Day 50 of 68 – Fortaleza, Brazil

February 22, 2018 Paul Groves

Fortaleza is a typical large South American city with two main areas: beach and historic. Our city bus tours usually have three parts: a drive by of the beaches, a visit to one or more historic sites/churches, and, a shopping location. Today’s tour was just a little different in that we started with the shopping.

We drove to the “Mercado Central” which is a huge 4-story shopping arcade. Each floor has about 25 vendor stalls. After a few minutes it’s pretty apparent that there’s only about 5 different types of stalls: cashew salesmen (its a big export here), household wares (tablecloths, runners, etc), women’s blouses & bikinis, shoes & handbags, and, souvenirs. In this case it pays to walk around before you buy as you often see the same item cheaper in another stall. We spent an hour here before we moved on.

Our next stop was the “Metropolitan Cathedral Of St. Joseph” (in Portuguese São José). While the exterior appears Gothic, the interior is not what you would expect. It is a very simple and clean interior with terrific stained glass windows. It was started in 1938 on the site of the old church, inaugurated in 1978, and can seat up to 5,000 people.

Our final stop was at “Theatro José de Alencar”. The front facade of the theater gives you no hint of what awaits you. You walk through the doorway and there it is: a beautiful gem of a theater in the art nouveau style! The theater can seat up to 840 people. Cast iron details of the theater were made and imported from Scotland. The theater was opened in June, 1910. The theater is named after José Alencar considered to be one of the most famous and influential Brazilian Romantic novelists of the 19th century.

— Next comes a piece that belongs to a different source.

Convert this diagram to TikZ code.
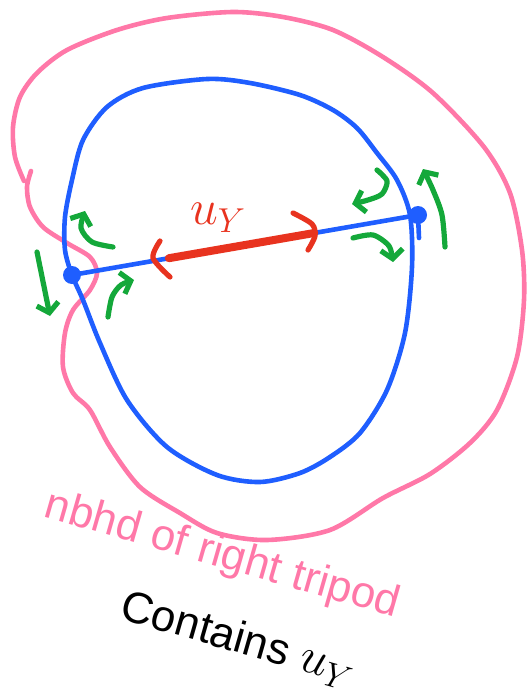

After 1/2 hour, we returned to the ship.

As a final thought, this is the third region of Brazil that we’ve visited and the people are ethnically very different in descent from those in Rio which are primarily Portuguese and those in Bahia which are primarily a mixture of Portuguese and African. Here we see the mix of Portuguese and the indigenous peoples of Brazil and the people are usually shorter and have more slant to their eyes.